Philomena Garvey (26 April 1926 – 5 May 2009) was an Irish amateur golfer, the daughter of James and Kathleen Garvey (née Owens). She was born in the village of Baltray, which is on the north shore of the Boyne estuary approximately four miles from the historic town of Drogheda.


In 1946, at age 20, Philomena Garvey won the first of fifteen Irish Ladies Amateur Golf Championships. She represented Ireland at the Home Internationals, eighteen times, every year from 1947 until 1969, except 1955 when she withdrew through injury and from 1964 to 1967 when as a professional she was ineligible to play. In 1964 she became Ireland's first female professional golfer but eventually had her amateur status re-instated in 1968.
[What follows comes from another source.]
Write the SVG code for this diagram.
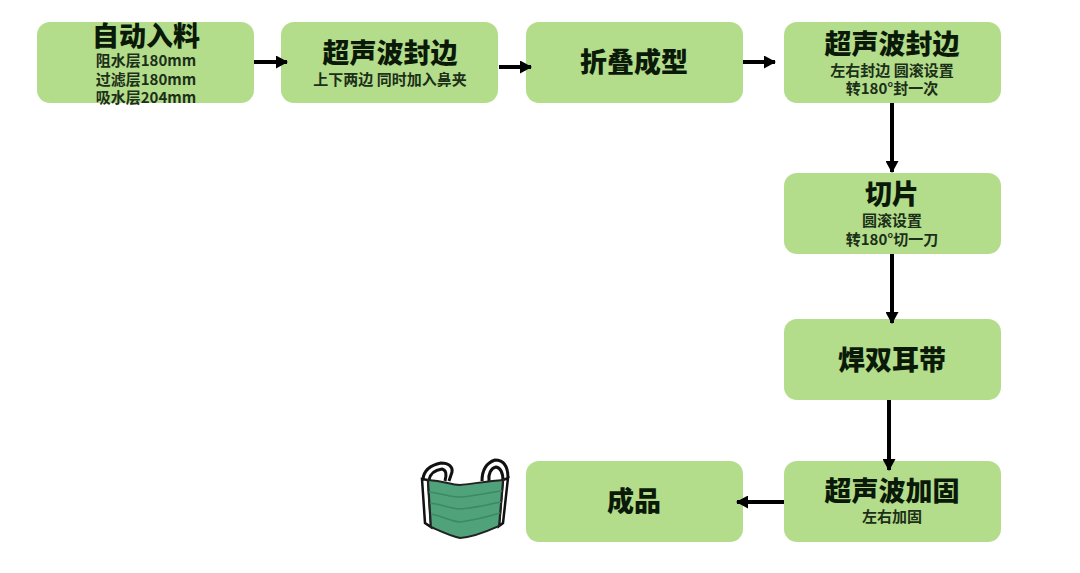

On the 27 June 1957 she won the British Ladies Amateur at Gleneagles and was finalist on four other occasions; 1946 (Hunstanton),1953 (Royal Portcawl), 1960 (Harlech) and 1963 (Royal County Down). She won the Worplesdon mixed foursomes in 1955 partnered with Philip Scrutton at her first and only attempt.

Garvey was selected seven times for Great Britain and Ireland to compete for the biennial Curtis Cup team event between 1948 and 1960 during which she was on the winning side on two occasions, in 1952 and 1956. In 1958 she withdrew from the event in protest against the Union Jack, the national flag of the United Kingdom, being the sole emblem on the team sweaters. The emblem was thereafter changed for the 1960 event.[1] In 1951, Garvey was selected as part of a six-person European team to compete for the Weathervane international trophy against a U.S. professional side at Sunningdale during which Babe Zaharias narrowly defeated her.

Garvey's final victory in her national championship came at Royal Portrush in 1970 after which she announced her retirement from international golf. She lived and worked in Dublin for most of her life. She died on the 5 May 2009 due to old age.[2]